Toward the Great Commission
The news broke on Tuesday of this week. The theme for the 2021 meeting of the Southern Baptist Convention in Nashville, TN is “We are Great Commission Baptists.” They even made an awesome graphic!
If you have kept up with many of the developments in Southern Baptist life over the past 20 years, one recurrent theme has been for a new name. Several reasons for this have been given over time, including the fact that our convention of churches is no longer “southern”. Our particular grouping of Baptists comprise the largest denomination outside of Roman Catholicism in the US and in the World. The Catholic Church boasts 1.28 billion adherents worldwide as of 2017[1] and 69.3 million members in the US in 2019.[2] Our convention claims 14.52 million members in America[3] and we have over 3,600 missionaries around the world.[4]
This statement about missionaries serves two purposes. First, it highlights that our commitment as a cooperative gathering of churches has been to see the Great Commission fulfilled in a very literal since. No other organization outside of the London Missionary Society of the 18th and 19th centuries has expanded the Gospel around the globe the way our convention has. Second, this displays the greater geographical feature of our cooperation.
Think of it this way: if each of these IMB missionaries converts one person or family to Christ Jesus in their mission field, then we have an immediate church established in these nations. That would be more than the number of SBC churches in the state of Georgia.[5] As another example of this work, the Chinese Baptist Convention operates out of Taiwan. This is the direct work of Southern Baptist missionary work in China prior to the Communist Revolution in 1949. At that time, 220 IMB missionaries had established nearly 400 churches and created another 400 contact and access points for the Gospel.[6] This is a clear indication of how we are not just “Southern”, but we are oriented toward the Great Commission.

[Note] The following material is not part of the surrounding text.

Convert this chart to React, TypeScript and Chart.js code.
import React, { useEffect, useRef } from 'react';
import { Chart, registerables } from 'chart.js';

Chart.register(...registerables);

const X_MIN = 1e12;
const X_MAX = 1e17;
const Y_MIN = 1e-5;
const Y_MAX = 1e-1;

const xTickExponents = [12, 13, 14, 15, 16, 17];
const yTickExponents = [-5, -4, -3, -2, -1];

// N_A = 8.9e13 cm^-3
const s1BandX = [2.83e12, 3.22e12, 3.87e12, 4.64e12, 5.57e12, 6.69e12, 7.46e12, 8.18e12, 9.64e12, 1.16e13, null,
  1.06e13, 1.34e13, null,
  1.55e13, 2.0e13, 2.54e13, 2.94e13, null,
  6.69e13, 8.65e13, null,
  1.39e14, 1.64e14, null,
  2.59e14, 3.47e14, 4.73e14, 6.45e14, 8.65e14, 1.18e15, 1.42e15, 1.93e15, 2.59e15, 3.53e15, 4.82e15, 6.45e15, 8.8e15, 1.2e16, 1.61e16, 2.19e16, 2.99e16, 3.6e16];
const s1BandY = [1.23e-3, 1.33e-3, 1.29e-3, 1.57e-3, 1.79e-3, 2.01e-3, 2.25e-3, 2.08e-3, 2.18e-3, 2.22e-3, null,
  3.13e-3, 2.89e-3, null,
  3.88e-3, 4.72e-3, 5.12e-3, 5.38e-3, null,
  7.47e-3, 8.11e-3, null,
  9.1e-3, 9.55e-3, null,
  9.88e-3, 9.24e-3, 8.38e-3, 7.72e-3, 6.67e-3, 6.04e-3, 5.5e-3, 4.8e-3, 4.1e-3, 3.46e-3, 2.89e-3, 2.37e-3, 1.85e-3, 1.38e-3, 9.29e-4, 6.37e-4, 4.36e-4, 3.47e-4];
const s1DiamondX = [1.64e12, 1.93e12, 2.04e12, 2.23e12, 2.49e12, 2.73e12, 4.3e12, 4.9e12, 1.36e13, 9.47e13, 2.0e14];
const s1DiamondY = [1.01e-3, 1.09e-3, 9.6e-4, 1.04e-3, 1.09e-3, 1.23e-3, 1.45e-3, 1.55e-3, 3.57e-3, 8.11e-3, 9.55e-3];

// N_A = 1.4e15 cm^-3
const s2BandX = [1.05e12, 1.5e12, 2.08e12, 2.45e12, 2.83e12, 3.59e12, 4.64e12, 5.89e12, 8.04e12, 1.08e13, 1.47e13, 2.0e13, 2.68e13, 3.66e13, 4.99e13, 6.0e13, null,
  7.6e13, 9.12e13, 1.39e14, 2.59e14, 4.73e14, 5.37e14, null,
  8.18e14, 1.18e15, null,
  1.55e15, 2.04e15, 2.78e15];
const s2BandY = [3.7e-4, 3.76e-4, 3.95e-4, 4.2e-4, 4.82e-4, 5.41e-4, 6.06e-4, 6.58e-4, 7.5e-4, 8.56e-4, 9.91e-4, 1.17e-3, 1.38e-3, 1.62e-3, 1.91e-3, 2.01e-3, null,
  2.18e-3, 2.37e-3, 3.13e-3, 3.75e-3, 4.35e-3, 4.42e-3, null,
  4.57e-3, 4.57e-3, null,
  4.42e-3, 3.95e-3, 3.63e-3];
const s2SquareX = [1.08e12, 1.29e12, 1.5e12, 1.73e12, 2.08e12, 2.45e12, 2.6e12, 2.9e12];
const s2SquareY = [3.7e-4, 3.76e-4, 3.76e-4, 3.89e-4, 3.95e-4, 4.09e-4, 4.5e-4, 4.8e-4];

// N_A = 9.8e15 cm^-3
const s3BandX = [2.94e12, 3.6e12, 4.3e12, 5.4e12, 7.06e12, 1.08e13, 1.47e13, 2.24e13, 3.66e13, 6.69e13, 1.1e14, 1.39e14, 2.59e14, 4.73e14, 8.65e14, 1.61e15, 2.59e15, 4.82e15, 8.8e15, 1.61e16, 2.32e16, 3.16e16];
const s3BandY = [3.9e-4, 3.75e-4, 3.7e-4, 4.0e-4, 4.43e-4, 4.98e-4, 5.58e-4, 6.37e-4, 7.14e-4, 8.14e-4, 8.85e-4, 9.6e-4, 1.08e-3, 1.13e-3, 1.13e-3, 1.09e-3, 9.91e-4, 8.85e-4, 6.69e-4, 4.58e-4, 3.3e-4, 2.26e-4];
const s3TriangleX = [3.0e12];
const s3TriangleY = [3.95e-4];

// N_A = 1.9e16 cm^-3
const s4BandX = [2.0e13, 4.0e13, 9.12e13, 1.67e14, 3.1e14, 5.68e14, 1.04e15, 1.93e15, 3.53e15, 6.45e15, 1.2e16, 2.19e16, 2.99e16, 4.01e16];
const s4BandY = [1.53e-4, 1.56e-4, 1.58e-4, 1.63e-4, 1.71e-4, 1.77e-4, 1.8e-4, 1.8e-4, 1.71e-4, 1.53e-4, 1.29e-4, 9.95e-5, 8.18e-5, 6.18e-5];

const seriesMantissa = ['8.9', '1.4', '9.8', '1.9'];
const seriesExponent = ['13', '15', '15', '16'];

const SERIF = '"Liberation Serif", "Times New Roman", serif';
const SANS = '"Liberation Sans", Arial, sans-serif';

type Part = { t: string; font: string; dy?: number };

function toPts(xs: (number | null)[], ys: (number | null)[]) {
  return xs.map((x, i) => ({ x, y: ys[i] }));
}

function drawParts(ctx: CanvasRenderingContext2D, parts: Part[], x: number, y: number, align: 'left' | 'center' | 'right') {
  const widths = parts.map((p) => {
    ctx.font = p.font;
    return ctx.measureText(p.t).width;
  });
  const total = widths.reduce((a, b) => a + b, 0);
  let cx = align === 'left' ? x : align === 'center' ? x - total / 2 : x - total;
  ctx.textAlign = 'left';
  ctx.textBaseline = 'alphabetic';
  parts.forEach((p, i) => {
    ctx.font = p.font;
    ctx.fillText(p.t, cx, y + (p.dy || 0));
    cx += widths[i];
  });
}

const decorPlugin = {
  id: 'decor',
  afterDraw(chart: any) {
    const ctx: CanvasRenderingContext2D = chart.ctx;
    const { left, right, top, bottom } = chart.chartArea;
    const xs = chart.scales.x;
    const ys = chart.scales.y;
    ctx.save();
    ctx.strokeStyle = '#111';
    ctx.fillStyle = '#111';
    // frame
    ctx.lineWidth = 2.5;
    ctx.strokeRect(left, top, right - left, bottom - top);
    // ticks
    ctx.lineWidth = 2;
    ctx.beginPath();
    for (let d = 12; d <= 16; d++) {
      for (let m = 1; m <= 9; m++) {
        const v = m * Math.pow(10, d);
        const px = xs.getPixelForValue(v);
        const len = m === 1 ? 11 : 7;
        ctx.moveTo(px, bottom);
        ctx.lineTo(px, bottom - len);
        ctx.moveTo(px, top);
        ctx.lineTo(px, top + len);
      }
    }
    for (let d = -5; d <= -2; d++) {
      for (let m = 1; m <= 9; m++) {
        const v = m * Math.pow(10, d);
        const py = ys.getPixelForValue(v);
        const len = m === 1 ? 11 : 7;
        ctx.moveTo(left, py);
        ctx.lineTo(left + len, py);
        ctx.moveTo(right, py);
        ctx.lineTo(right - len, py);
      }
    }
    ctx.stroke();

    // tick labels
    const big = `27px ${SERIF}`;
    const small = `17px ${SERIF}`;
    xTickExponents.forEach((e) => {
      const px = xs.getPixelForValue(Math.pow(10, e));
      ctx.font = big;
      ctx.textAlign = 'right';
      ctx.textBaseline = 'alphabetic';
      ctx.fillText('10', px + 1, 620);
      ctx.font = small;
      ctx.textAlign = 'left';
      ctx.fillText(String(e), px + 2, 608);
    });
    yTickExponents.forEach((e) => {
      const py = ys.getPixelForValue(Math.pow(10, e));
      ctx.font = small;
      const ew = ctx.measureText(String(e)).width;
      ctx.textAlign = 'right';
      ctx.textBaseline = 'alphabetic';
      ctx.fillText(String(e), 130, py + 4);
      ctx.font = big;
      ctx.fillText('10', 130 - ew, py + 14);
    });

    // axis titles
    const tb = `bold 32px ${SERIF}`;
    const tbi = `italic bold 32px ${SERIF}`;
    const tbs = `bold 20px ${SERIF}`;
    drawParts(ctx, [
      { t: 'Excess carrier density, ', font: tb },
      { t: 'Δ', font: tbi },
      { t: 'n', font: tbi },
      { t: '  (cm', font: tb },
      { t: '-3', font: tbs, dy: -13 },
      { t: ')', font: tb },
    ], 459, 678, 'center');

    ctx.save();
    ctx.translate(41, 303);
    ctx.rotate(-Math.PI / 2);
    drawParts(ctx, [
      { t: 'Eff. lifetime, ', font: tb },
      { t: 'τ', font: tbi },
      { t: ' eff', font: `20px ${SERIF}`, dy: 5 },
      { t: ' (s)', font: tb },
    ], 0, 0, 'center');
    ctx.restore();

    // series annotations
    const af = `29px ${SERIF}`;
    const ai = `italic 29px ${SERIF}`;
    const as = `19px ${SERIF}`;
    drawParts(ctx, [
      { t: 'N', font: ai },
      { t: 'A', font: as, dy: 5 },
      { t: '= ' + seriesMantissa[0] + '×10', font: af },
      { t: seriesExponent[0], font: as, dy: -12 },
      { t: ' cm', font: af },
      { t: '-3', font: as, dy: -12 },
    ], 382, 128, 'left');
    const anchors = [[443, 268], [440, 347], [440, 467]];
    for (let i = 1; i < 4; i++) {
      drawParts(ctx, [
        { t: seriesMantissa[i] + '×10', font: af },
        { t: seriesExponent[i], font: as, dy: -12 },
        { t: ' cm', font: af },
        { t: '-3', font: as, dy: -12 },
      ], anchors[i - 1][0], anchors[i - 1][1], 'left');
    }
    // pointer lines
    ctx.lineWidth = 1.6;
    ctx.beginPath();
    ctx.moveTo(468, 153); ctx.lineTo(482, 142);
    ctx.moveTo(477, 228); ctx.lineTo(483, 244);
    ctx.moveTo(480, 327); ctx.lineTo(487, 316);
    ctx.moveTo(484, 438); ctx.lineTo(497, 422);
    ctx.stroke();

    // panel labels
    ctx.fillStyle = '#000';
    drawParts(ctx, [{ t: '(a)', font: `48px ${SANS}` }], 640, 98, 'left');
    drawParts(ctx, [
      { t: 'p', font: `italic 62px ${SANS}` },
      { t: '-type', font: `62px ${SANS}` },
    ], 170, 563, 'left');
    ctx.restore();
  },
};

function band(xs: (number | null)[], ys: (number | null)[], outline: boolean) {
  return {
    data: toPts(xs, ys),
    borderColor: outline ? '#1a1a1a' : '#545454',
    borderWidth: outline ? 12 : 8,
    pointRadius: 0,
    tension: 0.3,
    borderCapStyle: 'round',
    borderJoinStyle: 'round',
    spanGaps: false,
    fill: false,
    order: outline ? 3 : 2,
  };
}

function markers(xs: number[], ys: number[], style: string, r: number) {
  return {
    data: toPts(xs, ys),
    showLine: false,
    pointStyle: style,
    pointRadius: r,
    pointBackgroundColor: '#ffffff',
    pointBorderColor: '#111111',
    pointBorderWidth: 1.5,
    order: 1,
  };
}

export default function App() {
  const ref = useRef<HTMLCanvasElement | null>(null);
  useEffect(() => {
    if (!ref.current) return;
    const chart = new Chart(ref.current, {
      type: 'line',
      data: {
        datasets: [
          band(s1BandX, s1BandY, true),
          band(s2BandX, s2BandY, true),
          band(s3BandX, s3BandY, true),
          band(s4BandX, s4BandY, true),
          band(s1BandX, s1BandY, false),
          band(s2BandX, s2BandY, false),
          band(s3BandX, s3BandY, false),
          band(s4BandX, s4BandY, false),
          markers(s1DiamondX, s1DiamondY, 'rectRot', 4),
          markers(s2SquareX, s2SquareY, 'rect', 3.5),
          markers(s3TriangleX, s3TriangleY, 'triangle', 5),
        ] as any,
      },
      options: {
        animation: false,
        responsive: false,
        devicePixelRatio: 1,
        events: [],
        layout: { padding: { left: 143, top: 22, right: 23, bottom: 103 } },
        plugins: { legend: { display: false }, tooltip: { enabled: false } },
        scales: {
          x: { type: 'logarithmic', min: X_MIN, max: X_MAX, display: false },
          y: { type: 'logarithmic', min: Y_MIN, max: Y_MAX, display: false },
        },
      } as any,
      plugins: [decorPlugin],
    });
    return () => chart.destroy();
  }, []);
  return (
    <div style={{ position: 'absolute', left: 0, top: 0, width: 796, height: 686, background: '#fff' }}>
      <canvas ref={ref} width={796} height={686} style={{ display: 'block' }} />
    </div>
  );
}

So, why is this a thing right now? Great question.
Some have shifted the name of their individual churches. There is a cultural sensitivity and awareness that surrounds some perception of the word “Baptist”. Over the past 30 years or so, many churches have elected to use names like “community church” or just “church”. I have seen the social media backlash and have even heard it from the floor of the annual convention meeting that if these people are ashamed of putting Baptist on their signs, they should get out. That is a foolish suggestion. There may be wisdom in a name change for an organization within the community. I can see some benefit for my own church in this regard.
A deeper look into many of these churches and even our NAMB church plants will reflect that these churches are operationally and convictionally Baptist. Having the name on the sign doesn’t make you anymore Baptist that I become a football player when I wear a Gators jersey on Saturday. The same principle actually applies to our greater convention of churches. We are, by conviction and practice, committed to the Great Commission. This shift makes sense.
In 2011, then SBC President Bryant Wright (retired pastor of Johnson’s Ferry Baptist Church in Sandy Springs, GA) established a task force to study the possibilities of a name change for our convention.[7] This task force brought the recommendation to the 2012 SBC annual meeting to adopt the new moniker “Great Commission Baptist” while keeping the legal name “Southern Baptist”. The issue is that no one really knew about this and it hasn’t gone anywhere in the last 8 years.
Thankfully, that is changing now. As a pastor of a church that has members from 16 different nations, there is so much to gain from a new perspective here. With members in our church now who remember when we were solidly mono-ethnic, we have been able to embrace a more robust picture of the Gospel in our community as we have all changed. The Gospel didn’t change, it changed us!
However, a name change does nothing if there is not heart change the accompany. Over the next few weeks, we will talk more about our history as Baptists in the south. We will talk about some of the ugly so that we can express the beauty of the Gospel at work in us now. In doing so, I believe our Baptist roots will be strengthened and affirmed as we embrace being Great Commission Baptists.
[1] https://www.catholicvirginian.org/global-catholic-population-tops-1-28-billion-half-are-in-10-countries/, accessed September 16, 2020.
[2] https://worldpopulationreview.com/country-rankings/highest-catholic-population, accessed September 16, 2020.
[3] https://www.baptistpress.com/resource-library/news/southern-baptist-convention-continues-statistical-decline-floyd-calls-for-rethinking-acp-process/, accessed September 16, 2020.
[4] https://www.imb.org/fast-facts/, accessed September 16, 2020.
[5] https://i2.wp.com/blog.lifeway.com/newsroom/files/2020/06/2019_ACP_State_Convention.jpg, accessed Sept 17, 2020. Georgia Baptist Mission Board reported 3,361 cooperating churches.
[6] https://en.wikipedia.org/wiki/Chinese_Baptist_Convention#cite_note-Taiwan_Baptist_History-6, accessed September 17, 2020. While Wikipedia can be adjusted by many users, it is interesting to note that these statistics are archived by the Republic of China.